• What is expected
Will you write out the data exactly, excluding every picture?

---+---

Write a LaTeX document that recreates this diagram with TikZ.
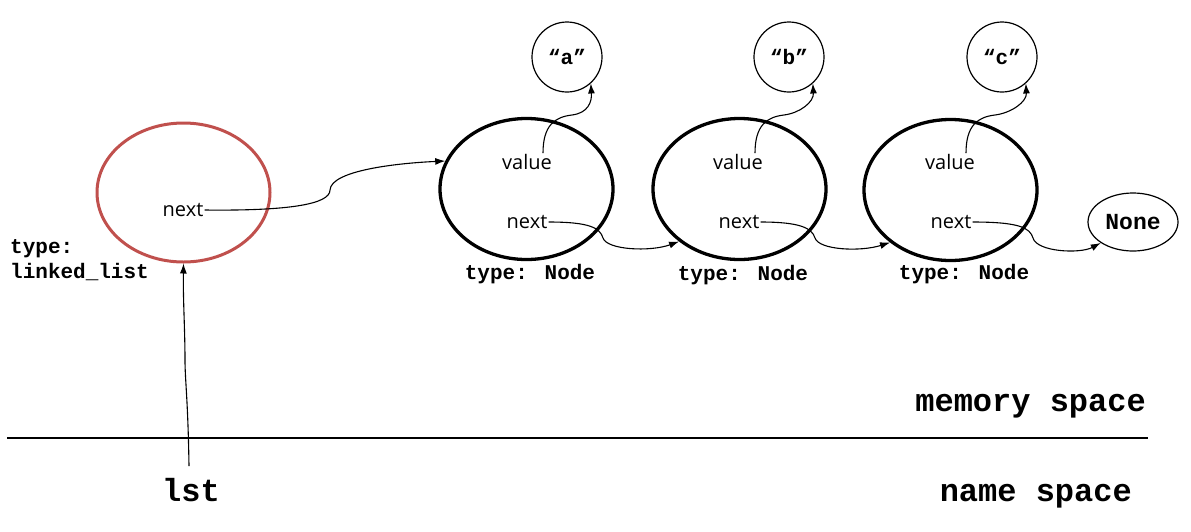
\documentclass[tikz,border=0pt]{standalone}
\usepackage{fontspec}
\setmainfont{Open Sans}
\newfontfamily\monofam{Liberation Mono}
\usetikzlibrary{arrows.meta,shapes.geometric}
\definecolor{listred}{HTML}{C0504D}
\tikzset{
  objnode/.style={draw=black,line width=3.3pt,ellipse,minimum width=173pt,minimum height=141pt,inner sep=0pt},
  listnode/.style={draw=listred,line width=3pt,ellipse,minimum width=173pt,minimum height=139pt,inner sep=0pt},
  valnode/.style={draw=black,line width=1.2pt,circle,minimum size=70pt,inner sep=0pt,font=\monofam\bfseries\fontsize{21}{24}\selectfont},
  nonenode/.style={draw=black,line width=1.2pt,ellipse,minimum width=90pt,minimum height=58pt,inner sep=0pt,font=\monofam\bfseries\fontsize{23}{26}\selectfont},
  field/.style={inner sep=1pt,font=\fontsize{20}{24}\selectfont},
  typelbl/.style={inner sep=0pt,font=\monofam\bfseries\fontsize{21}{24}\selectfont},
  biglbl/.style={inner sep=0pt,font=\monofam\bfseries\fontsize{32}{36}\selectfont},
  arr/.style={line width=1.1pt,-{Latex[length=10pt,width=7pt]}},
}
\begin{document}
\begin{tikzpicture}[x=1pt,y=-1pt]
\useasboundingbox (0,0) rectangle (1191,531);
% list object
\node[listnode] (L) at (183.5,192.5) {};
\node[field] (Lnext) at (183,210) {next};
\node[typelbl,anchor=base west] (Lt1) at (10,253) {type:};
\node[typelbl,anchor=base west] (Lt2) at (10,278) {linked\_list};
% Node objects
\node[objnode] (N1) at (526.5,189) {};
\node[objnode] (N2) at (739.5,189) {};
\node[objnode] (N3) at (950.5,190) {};
\node[field] (V1) at (527,162) {value};
\node[field] (X1) at (527,222) {next};
\node[field] (V2) at (738,162) {value};
\node[field] (X2) at (739,222) {next};
\node[field] (V3) at (950,162) {value};
\node[field] (X3) at (951,222) {next};
\node[typelbl,anchor=base] (T1) at (530,279) {type: Node};
\node[typelbl,anchor=base] (T2) at (743,280) {type: Node};
\node[typelbl,anchor=base] (T3) at (964,279) {type: Node};
% values
\node[valnode] (A) at (567,57) {“a”};
\node[valnode] (B) at (789,57) {“b”};
\node[valnode] (C) at (1002,57) {“c”};
\node[nonenode] (None) at (1133,222) {None};
% arrows
\draw[arr] (Lnext.east) .. controls (290,211) and (330,204) .. (330,190)
  .. controls (331,170) and (400,163) .. (N1.161);
\draw[arr] (V1.north -| 543,0) .. controls (543,125) and (555,117) .. (572,115)
  .. controls (588,113) and (592,102) .. (A.-48);
\draw[arr] (V2.north -| 755,0) .. controls (755,125) and (767,117) .. (784,115)
  .. controls (800,113) and (814,102) .. (B.-48);
\draw[arr] (V3.north -| 966,0) .. controls (966,125) and (978,117) .. (995,115)
  .. controls (1011,113) and (1027,102) .. (C.-48);
\draw[arr] (X1.east) .. controls (590,222) and (600,228) .. (603,238)
  .. controls (607,250) and (650,252) .. (N2.221);
\draw[arr] (X2.east) .. controls (800,222) and (812,228) .. (815,238)
  .. controls (819,250) and (860,252) .. (N3.221);
\draw[arr] (X3.east) .. controls (1020,222) and (1030,228) .. (1033,238)
  .. controls (1037,252) and (1080,254) .. (None.213);
% name space
\draw[line width=2.5pt] (7,438) coordinate (HL) -- (1148,438) coordinate (HR);
\node[biglbl,anchor=base east] (mem) at (1146,411) {memory space};
\node[biglbl,anchor=base east] (nam) at (1132,501) {name space};
\node[biglbl,anchor=base] (lst) at (191,501) {lst};
\coordinate (lstTop) at (189,466);
\draw[arr] (lstTop) .. controls (188,400) and (185,380) .. (185,360) .. controls (185,330) and (183,300) .. (L.south);
\end{tikzpicture}
\end{document}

---+---

• The completed task
Write a LaTeX document that recreates this diagram with TikZ.
\documentclass[tikz,border=0pt]{standalone}
\usepackage{fontspec}
\setmainfont{Open Sans}
\newfontfamily\monofam{Liberation Mono}
\usetikzlibrary{arrows.meta,shapes.geometric}
\definecolor{listred}{HTML}{C0504D}
\tikzset{
  objnode/.style={draw=black,line width=3.3pt,ellipse,minimum width=173pt,minimum height=141pt,inner sep=0pt},
  listnode/.style={draw=listred,line width=3pt,ellipse,minimum width=173pt,minimum height=139pt,inner sep=0pt},
  valnode/.style={draw=black,line width=1.2pt,circle,minimum size=70pt,inner sep=0pt,font=\monofam\bfseries\fontsize{21}{24}\selectfont},
  nonenode/.style={draw=black,line width=1.2pt,ellipse,minimum width=90pt,minimum height=58pt,inner sep=0pt,font=\monofam\bfseries\fontsize{23}{26}\selectfont},
  field/.style={inner sep=1pt,font=\fontsize{20}{24}\selectfont},
  typelbl/.style={inner sep=0pt,font=\monofam\bfseries\fontsize{21}{24}\selectfont},
  biglbl/.style={inner sep=0pt,font=\monofam\bfseries\fontsize{32}{36}\selectfont},
  arr/.style={line width=1.1pt,-{Latex[length=10pt,width=7pt]}},
}
\begin{document}
\begin{tikzpicture}[x=1pt,y=-1pt]
\useasboundingbox (0,0) rectangle (1191,531);
% list object
\node[listnode] (L) at (183.5,192.5) {};
\node[field] (Lnext) at (183,210) {next};
\node[typelbl,anchor=base west] (Lt1) at (10,253) {type:};
\node[typelbl,anchor=base west] (Lt2) at (10,278) {linked\_list};
% Node objects
\node[objnode] (N1) at (526.5,189) {};
\node[objnode] (N2) at (739.5,189) {};
\node[objnode] (N3) at (950.5,190) {};
\node[field] (V1) at (527,162) {value};
\node[field] (X1) at (527,222) {next};
\node[field] (V2) at (738,162) {value};
\node[field] (X2) at (739,222) {next};
\node[field] (V3) at (950,162) {value};
\node[field] (X3) at (951,222) {next};
\node[typelbl,anchor=base] (T1) at (530,279) {type: Node};
\node[typelbl,anchor=base] (T2) at (743,280) {type: Node};
\node[typelbl,anchor=base] (T3) at (964,279) {type: Node};
% values
\node[valnode] (A) at (567,57) {“a”};
\node[valnode] (B) at (789,57) {“b”};
\node[valnode] (C) at (1002,57) {“c”};
\node[nonenode] (None) at (1133,222) {None};
% arrows
\draw[arr] (Lnext.east) .. controls (290,211) and (330,204) .. (330,190)
  .. controls (331,170) and (400,163) .. (N1.161);
\draw[arr] (V1.north -| 543,0) .. controls (543,125) and (555,117) .. (572,115)
  .. controls (588,113) and (592,102) .. (A.-48);
\draw[arr] (V2.north -| 755,0) .. controls (755,125) and (767,117) .. (784,115)
  .. controls (800,113) and (814,102) .. (B.-48);
\draw[arr] (V3.north -| 966,0) .. controls (966,125) and (978,117) .. (995,115)
  .. controls (1011,113) and (1027,102) .. (C.-48);
\draw[arr] (X1.east) .. controls (590,222) and (600,228) .. (603,238)
  .. controls (607,250) and (650,252) .. (N2.221);
\draw[arr] (X2.east) .. controls (800,222) and (812,228) .. (815,238)
  .. controls (819,250) and (860,252) .. (N3.221);
\draw[arr] (X3.east) .. controls (1020,222) and (1030,228) .. (1033,238)
  .. controls (1037,252) and (1080,254) .. (None.213);
% name space
\draw[line width=2.5pt] (7,438) coordinate (HL) -- (1148,438) coordinate (HR);
\node[biglbl,anchor=base east] (mem) at (1146,411) {memory space};
\node[biglbl,anchor=base east] (nam) at (1132,501) {name space};
\node[biglbl,anchor=base] (lst) at (191,501) {lst};
\coordinate (lstTop) at (189,466);
\draw[arr] (lstTop) .. controls (188,400) and (185,380) .. (185,360) .. controls (185,330) and (183,300) .. (L.south);
\end{tikzpicture}
\end{document}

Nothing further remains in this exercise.